Beyond launch things into space, a space elevator could be a starting point for a ring around the earth, at orbital height. This could in turn be a platform for a full planet enclosure. Both ideas are referenced in several books I've read but can't recall right now. Both have their advantages in economy and beyond.
Going back to "The Fountains of Paradise", it tells about families going for sight seeing trips, including elderly people. Sightseeing is very big business, and if even the baby and the older generation of a family can join in, then you've really got something that'll draw visitors. Well, you know, besides being able to see a significant portion of the earth all at once, being "in space", and lots of other "cool factors."
The book also mentions being able to launch capsules in very short order, like multiples a day. Right now, that's not possible with rockets, even with airplane launched rockets.
The book is basically an essay in how space elevators are pretty much necessary for us to continue to be in space, couched in a science fiction novel. It's a great book, winning both the Hugo and Nebula awards. I've enjoyed reading it multiple times.
Another interesting point - the hard part isn't getting up, it's going fast.
Presumably, since the elevator is tethered to the ground it's already going fast - fast enough to stay in geostationary uh... orbit?
Since by the time whatever you were moving into space got to the top of the elevator, it's going to be going the same speed, it should be a lot easier since you just need to keep moving.

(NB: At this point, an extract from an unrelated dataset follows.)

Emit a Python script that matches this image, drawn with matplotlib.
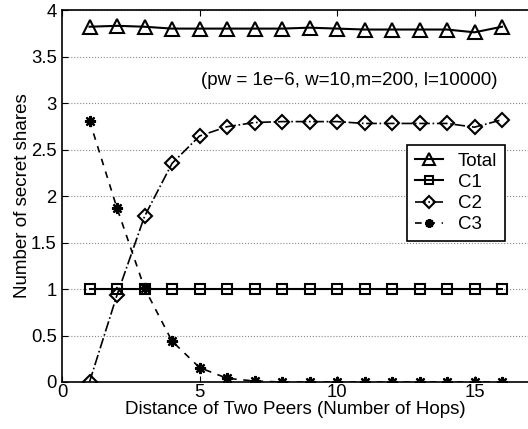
import numpy as np
import matplotlib
matplotlib.use('Agg')
import matplotlib.pyplot as plt

plt.rcParams['font.family'] = ['Liberation Sans', 'DejaVu Sans']

# Daten
hops = np.arange(1, 17)
total = [3.82, 3.83, 3.82, 3.80, 3.80, 3.80, 3.80, 3.80, 3.81, 3.80, 3.79, 3.79, 3.79, 3.79, 3.76, 3.82]
c1 = [1.0] * 16
c2 = [0.0, 0.935, 1.78, 2.35, 2.645, 2.745, 2.79, 2.80, 2.80, 2.80, 2.78, 2.78, 2.78, 2.78, 2.74, 2.82]
c3 = [2.81, 1.87, 1.01, 0.44, 0.155, 0.04, 0.01, 0.0, 0.0, 0.0, 0.0, 0.0, 0.0, 0.0, 0.0, 0.0]

xticks = [0, 5, 10, 15]
yticks = [0, 0.5, 1, 1.5, 2, 2.5, 3, 3.5, 4]

fig = plt.figure(figsize=(5.28, 4.29), dpi=100)
# Achse etwas über den rechten Rand hinaus (wie im Original abgeschnitten)
ax = fig.add_axes([62/528, 47/429, 467.5/528, 372/429])

ax.plot(hops, total, color='black', linewidth=1.5, linestyle='-',
        marker='^', markersize=10, markerfacecolor='none', markeredgewidth=1.5, label='Total')
ax.plot(hops, c1, color='black', linewidth=1.5, linestyle='-',
        marker='s', markersize=6.5, markerfacecolor='none', markeredgewidth=1.5, label='C1')
ax.plot(hops, c2, color='black', linewidth=1.2, linestyle='-.',
        marker='D', markersize=7.5, markerfacecolor='none', markeredgewidth=1.5, label='C2')
ax.plot(hops, c3, color='black', linewidth=1.2, linestyle='--', dashes=(4, 4),
        marker=(8, 2, 0), markersize=8, markeredgewidth=1.6, label='C3')

ax.set_xlim(0, 17)
ax.set_ylim(0, 4)
ax.set_xticks(xticks)
ax.set_yticks(yticks)
ax.set_yticklabels(['0', '0.5', '1', '1.5', '2', '2.5', '3', '3.5', '4'])
ax.tick_params(direction='in', labelsize=13.3, length=4, width=0.8, top=True, right=False)
ax.tick_params(axis='x', pad=1.5)
ax.tick_params(axis='y', pad=3.8)
ax.yaxis.grid(True, linestyle=':', color='#888888', linewidth=0.8)
ax.set_axisbelow(True)
for s in ax.spines.values():
    s.set_linewidth(1.2)

ax.set_xlabel('Distance of Two Peers (Number of Hops)', fontsize=13.5, labelpad=0)
ax.set_ylabel('Number of secret shares', fontsize=13.5, labelpad=0)

ax.text(15.82, 3.24, '(pw = 1e\u22126, w=10,m=200, l=10000)', fontsize=13.5, ha='right', va='center')

leg = ax.legend(loc='upper left', bbox_to_anchor=((407-62)/467.5, (382-145)/372),
                fontsize=13.5, frameon=True, fancybox=False, edgecolor='black',
                framealpha=1, handlelength=1.5, handletextpad=0.8, borderpad=0.4,
                labelspacing=0.22, borderaxespad=0, markerscale=0.8)
leg.get_frame().set_linewidth(1.2)

fig.savefig('out.png', dpi=100)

Escape velocity is greater than geosynchronous velocity. The asteroid or whatever at the end of a tether would have to travel a bit faster than geosynchronous velocity, because of all the mass below the orbit of the asteroid moving at slower than (for the altitude of each bit) orbital velocity. Perhaps this would be close, or at least close enough, to escape velocity to allow easy exit from Earth's gravity well.
But even so, the tether itself would have to be very strong to resist the tension it would have to bear. A lot of people have suggested that carbon nanotubes would do the trick; I suspect even that would not be enough.
And even if we could invent the materials, how would we construct such a thing? If we capture an asteroid, put it into low-Earth orbit, and move the materials to it, we would still have to make a connection somehow. We can't just lower the cable into the atmosphere -- it would be whipping around until we (somehow) grab onto the end and attach it onto the Earth station.
Perhaps we will solve all these problems someday. But it's a little more difficult than I believe most people think.